- **Stated task**
From the line containing "What TikZ code" through the last line of the material, copy every line exactly, both ends inclusive; do not copy pictures.

# # # #

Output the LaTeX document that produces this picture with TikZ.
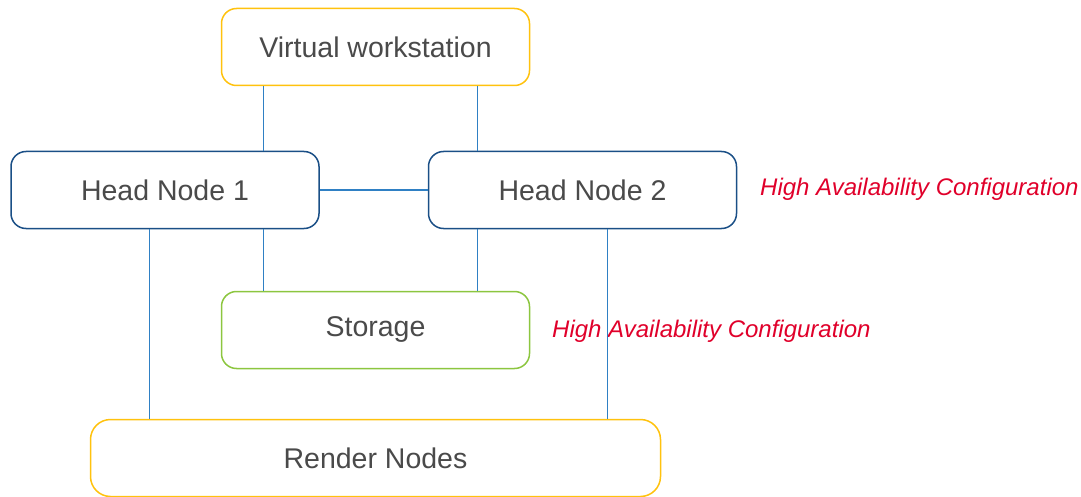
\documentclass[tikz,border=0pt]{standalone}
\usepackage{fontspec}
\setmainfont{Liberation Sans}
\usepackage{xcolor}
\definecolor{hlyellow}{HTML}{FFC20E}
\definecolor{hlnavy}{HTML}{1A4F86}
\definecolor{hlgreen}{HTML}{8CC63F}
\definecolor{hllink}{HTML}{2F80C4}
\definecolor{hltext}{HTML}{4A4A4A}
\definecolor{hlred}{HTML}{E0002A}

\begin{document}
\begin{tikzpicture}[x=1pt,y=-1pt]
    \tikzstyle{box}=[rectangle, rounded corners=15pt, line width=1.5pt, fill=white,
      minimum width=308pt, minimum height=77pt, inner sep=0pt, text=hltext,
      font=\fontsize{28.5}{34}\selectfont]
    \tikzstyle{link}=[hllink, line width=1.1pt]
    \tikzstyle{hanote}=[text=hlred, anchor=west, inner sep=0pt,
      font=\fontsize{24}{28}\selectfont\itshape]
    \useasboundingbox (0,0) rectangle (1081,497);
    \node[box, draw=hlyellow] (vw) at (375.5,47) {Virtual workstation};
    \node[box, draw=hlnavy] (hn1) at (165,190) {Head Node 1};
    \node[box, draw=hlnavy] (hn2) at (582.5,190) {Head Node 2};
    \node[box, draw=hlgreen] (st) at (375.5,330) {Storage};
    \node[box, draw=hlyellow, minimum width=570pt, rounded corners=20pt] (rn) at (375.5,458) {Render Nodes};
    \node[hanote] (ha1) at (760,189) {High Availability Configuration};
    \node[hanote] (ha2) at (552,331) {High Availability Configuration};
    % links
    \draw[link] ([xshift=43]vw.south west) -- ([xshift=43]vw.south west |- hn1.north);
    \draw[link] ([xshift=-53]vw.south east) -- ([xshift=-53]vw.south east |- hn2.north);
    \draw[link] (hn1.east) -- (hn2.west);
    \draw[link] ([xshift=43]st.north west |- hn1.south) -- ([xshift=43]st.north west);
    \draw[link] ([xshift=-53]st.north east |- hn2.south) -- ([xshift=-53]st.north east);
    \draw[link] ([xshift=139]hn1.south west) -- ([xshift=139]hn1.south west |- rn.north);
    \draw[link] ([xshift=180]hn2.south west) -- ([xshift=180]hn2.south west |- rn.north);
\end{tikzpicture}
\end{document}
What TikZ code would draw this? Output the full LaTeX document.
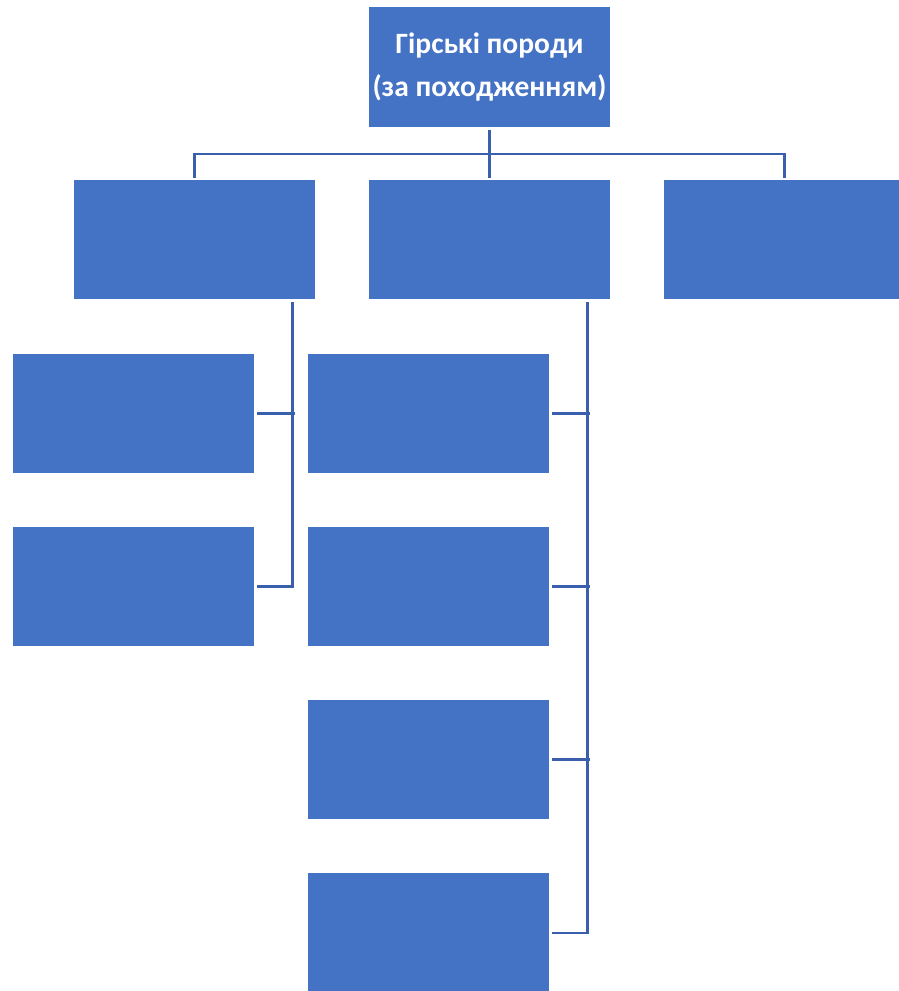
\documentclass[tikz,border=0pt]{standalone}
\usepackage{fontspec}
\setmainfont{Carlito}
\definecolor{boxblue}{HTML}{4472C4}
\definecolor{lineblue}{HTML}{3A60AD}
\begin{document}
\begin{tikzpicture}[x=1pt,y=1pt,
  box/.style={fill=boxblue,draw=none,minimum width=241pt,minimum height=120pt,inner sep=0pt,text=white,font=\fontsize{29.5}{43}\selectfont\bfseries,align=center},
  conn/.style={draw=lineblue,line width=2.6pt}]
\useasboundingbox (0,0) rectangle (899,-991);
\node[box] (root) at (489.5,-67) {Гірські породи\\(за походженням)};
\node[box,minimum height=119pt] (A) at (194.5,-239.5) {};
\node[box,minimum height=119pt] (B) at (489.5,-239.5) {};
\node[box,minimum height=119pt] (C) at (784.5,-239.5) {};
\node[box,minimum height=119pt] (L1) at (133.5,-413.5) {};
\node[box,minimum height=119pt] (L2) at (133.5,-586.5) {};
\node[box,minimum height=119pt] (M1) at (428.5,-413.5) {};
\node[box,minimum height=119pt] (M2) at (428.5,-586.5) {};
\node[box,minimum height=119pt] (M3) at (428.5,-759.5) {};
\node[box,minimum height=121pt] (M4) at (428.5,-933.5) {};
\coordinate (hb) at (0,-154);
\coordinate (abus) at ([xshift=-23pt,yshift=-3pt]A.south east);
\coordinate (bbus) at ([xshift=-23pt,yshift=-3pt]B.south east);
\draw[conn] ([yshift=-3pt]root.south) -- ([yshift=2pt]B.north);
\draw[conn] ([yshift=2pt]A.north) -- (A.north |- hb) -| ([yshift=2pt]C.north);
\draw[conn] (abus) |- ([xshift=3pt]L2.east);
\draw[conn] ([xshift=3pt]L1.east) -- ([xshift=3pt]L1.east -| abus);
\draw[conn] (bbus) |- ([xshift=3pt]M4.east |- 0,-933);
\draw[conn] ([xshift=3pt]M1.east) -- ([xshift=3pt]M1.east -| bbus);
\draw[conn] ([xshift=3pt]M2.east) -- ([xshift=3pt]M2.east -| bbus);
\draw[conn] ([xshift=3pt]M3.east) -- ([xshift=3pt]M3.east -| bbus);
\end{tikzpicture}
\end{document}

# # # #

- **Solution for this problem**
What TikZ code would draw this? Output the full LaTeX document.
\documentclass[tikz,border=0pt]{standalone}
\usepackage{fontspec}
\setmainfont{Carlito}
\definecolor{boxblue}{HTML}{4472C4}
\definecolor{lineblue}{HTML}{3A60AD}
\begin{document}
\begin{tikzpicture}[x=1pt,y=1pt,
  box/.style={fill=boxblue,draw=none,minimum width=241pt,minimum height=120pt,inner sep=0pt,text=white,font=\fontsize{29.5}{43}\selectfont\bfseries,align=center},
  conn/.style={draw=lineblue,line width=2.6pt}]
\useasboundingbox (0,0) rectangle (899,-991);
\node[box] (root) at (489.5,-67) {Гірські породи\\(за походженням)};
\node[box,minimum height=119pt] (A) at (194.5,-239.5) {};
\node[box,minimum height=119pt] (B) at (489.5,-239.5) {};
\node[box,minimum height=119pt] (C) at (784.5,-239.5) {};
\node[box,minimum height=119pt] (L1) at (133.5,-413.5) {};
\node[box,minimum height=119pt] (L2) at (133.5,-586.5) {};
\node[box,minimum height=119pt] (M1) at (428.5,-413.5) {};
\node[box,minimum height=119pt] (M2) at (428.5,-586.5) {};
\node[box,minimum height=119pt] (M3) at (428.5,-759.5) {};
\node[box,minimum height=121pt] (M4) at (428.5,-933.5) {};
\coordinate (hb) at (0,-154);
\coordinate (abus) at ([xshift=-23pt,yshift=-3pt]A.south east);
\coordinate (bbus) at ([xshift=-23pt,yshift=-3pt]B.south east);
\draw[conn] ([yshift=-3pt]root.south) -- ([yshift=2pt]B.north);
\draw[conn] ([yshift=2pt]A.north) -- (A.north |- hb) -| ([yshift=2pt]C.north);
\draw[conn] (abus) |- ([xshift=3pt]L2.east);
\draw[conn] ([xshift=3pt]L1.east) -- ([xshift=3pt]L1.east -| abus);
\draw[conn] (bbus) |- ([xshift=3pt]M4.east |- 0,-933);
\draw[conn] ([xshift=3pt]M1.east) -- ([xshift=3pt]M1.east -| bbus);
\draw[conn] ([xshift=3pt]M2.east) -- ([xshift=3pt]M2.east -| bbus);
\draw[conn] ([xshift=3pt]M3.east) -- ([xshift=3pt]M3.east -| bbus);
\end{tikzpicture}
\end{document}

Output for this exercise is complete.